Ultimately, the sort of boat we’re on would matter, wouldn’t it? If we have to think about the earth as a vessel, I think I’d prefer to imagine it not as a spaceship, or a cruise ship, or even a creaky, primal, wooden ark, but as a submarine. I’d rather imagine the earth as a ship that’s traveling below the surface of the water: made to float in that mysterious galactic deep.
Let’s ignore the fact that submarines were developed for the purpose of combat, and espionage. No metaphor is perfect! And I’d rather not think of the earth as a vessel built for something militant.
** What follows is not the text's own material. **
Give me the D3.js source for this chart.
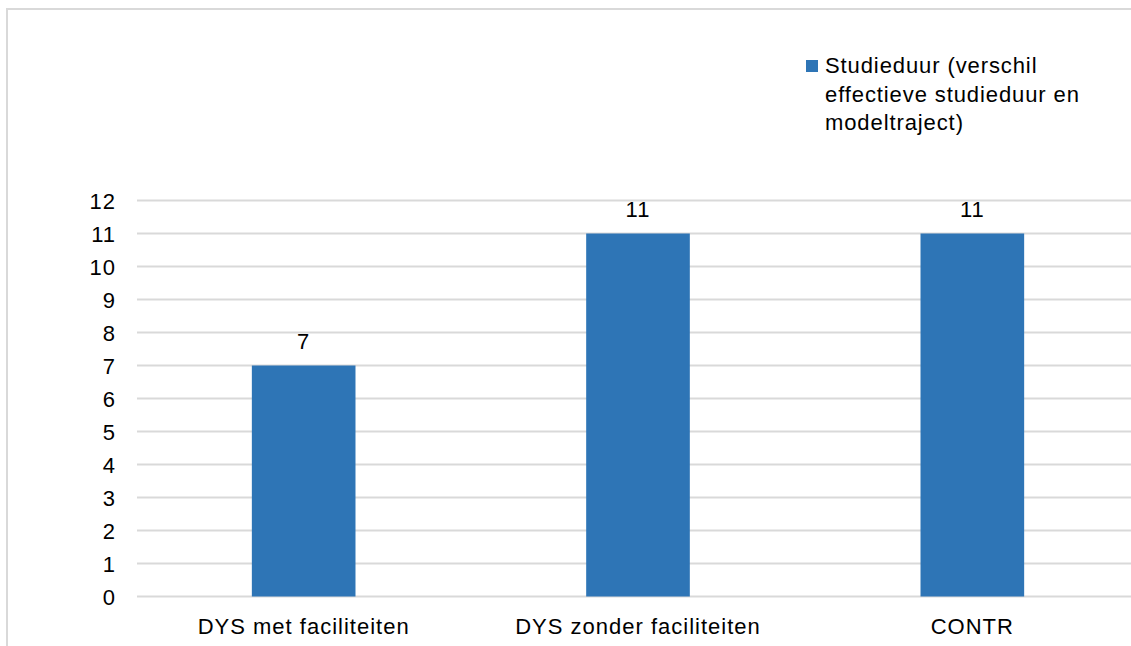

If we can forget this, maybe we can think about the earth as a fragile, and yet tough, little vessel for navigating mysterious otherworlds—mysterious underworlds—that we’re not necessarily built to survive in. A vessel built for travel, protection, and survival, in the deep. I suppose that this is, in the end, what I feel like we’re doing when I see those photographs of our planet hovering in complete darkness. Earth glows back at me, with a soothing blue-green warmth: my home, my shelter, my protector.